I have a data matrix as a .csv (output from sourmash). The matrix looks something like this: matrix
I also have metadata that corresponds with that matrix. It groups the samples represented in the matrix several different ways. It looks something like this: metadata
I'd like to plot an MDS while coloring certain points based on their metadata value. So far I've been able to upload the matrix and plot the points, but am lost on how to "link" the metadata values to the matrix so that I can color the matrix values by color when they are plotted. I know it's probably a simple fix but would appreciate any help! This is what I have so far:
#import matrix and metadata
sm_matrix <- read.csv("path to .csv", header = TRUE, sep = ",")

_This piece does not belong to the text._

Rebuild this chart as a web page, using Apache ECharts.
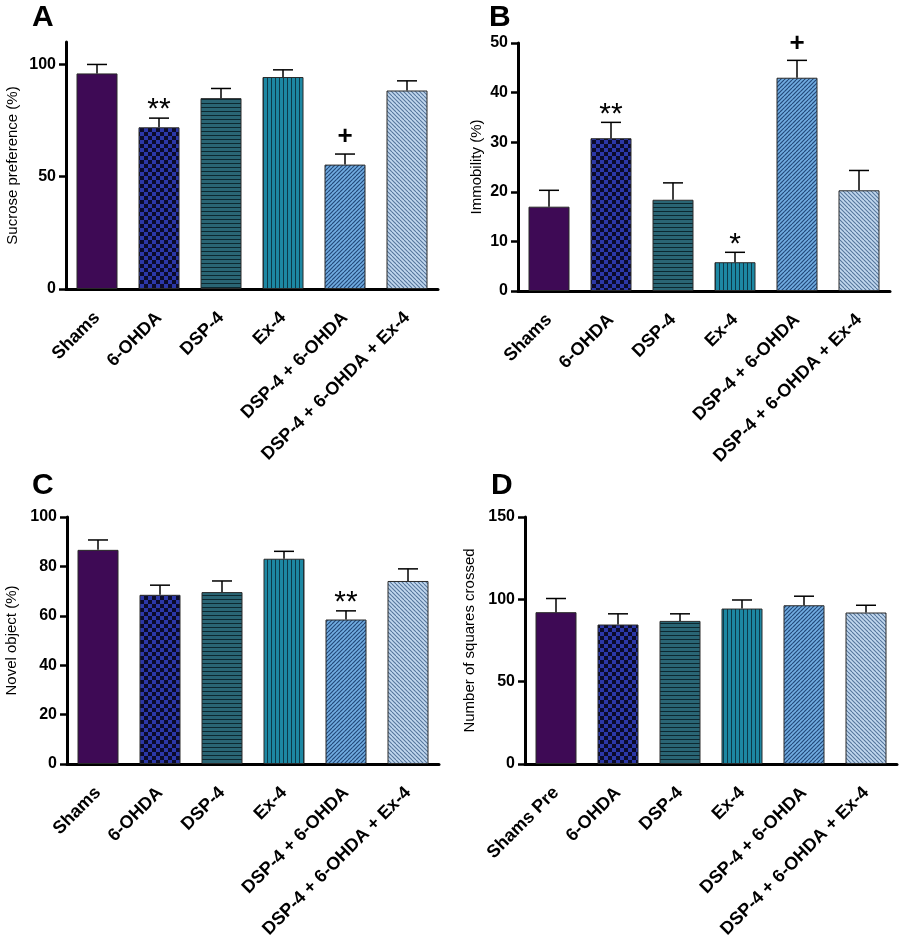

md <- read.csv("path to .csv", header = TRUE, sep = ",")
#transform for plotting
sm_matrix <- as.matrix(sm_matrix)
#plot
mds <- sm_test %>%
dist() %>%
cmdscale() %>%
as_tibble()
colnames(mds) <- c("dim.1", "dim.2")
I've also tried this to plot
ggscatter(mds, x = "dim.1", y = "dim.2",
color = md$Location,
palette = "jco",
size = 1,
ellipse = TRUE,
ellipse.type = "convex",
repel = TRUE)
but I get this error:
Error in `check_aesthetics()`:
! Aesthetics must be either length 1 or the same as the data (92): colour
Run `rlang::last_error()` to see where the error occurred.
Warning message:
In if (color %in% names(data) & is.null(add.params$color)) add.params$color <- color :
the condition has length > 1 and only the first element will be used
Thank you!
Sam
Here an approach that works. A warning of ggscatter
remains, but a warning is not an error and it may be an issue of the package.
First, the data are created directly in the script. This is the preferred way, because otherwise people have to invest additional work to type the data from the screenshots. In addition, it is also good style to mention the used packages explicitly.
The script itself uses two tricks. First, names are added after calling as_tibble
with setNames
. The other trick is to convert the character variable Location
into a numeric by converting it first to a factor and then a numeric. Furthermore, I increased size
to 4, to make the result better visible.
library("dplyr")
library("ggpubr")
sm_matrix <- matrix(c(1, 0.2, 0.7, 0.2, 1, 0.2, 0.3, 0.2, 1), nrow=3)
rownames(sm_matrix ) <- colnames(sm_matrix) <- c("sample_1", "sample_2", "sample_3")
md <- as.data.frame(matrix(c("sample1", "sample2", "sample3", LETTERS[1:9]), nrow=3))
colnames(md) <- c("SampleID", "Diet", "Location", "Size")
mds <- sm_matrix %>%
dist() %>%
cmdscale() %>%
as_tibble() %>%
setNames(c("dim.1", "dim.2"))
plot(mds)
ggscatter(mds, x = "dim.1", y = "dim.2",
color = as.numeric(as.factor(md$Location)),
palette = "jco",
size = 4,
ellipse = TRUE,
ellipse.type = "convex",
repel = TRUE)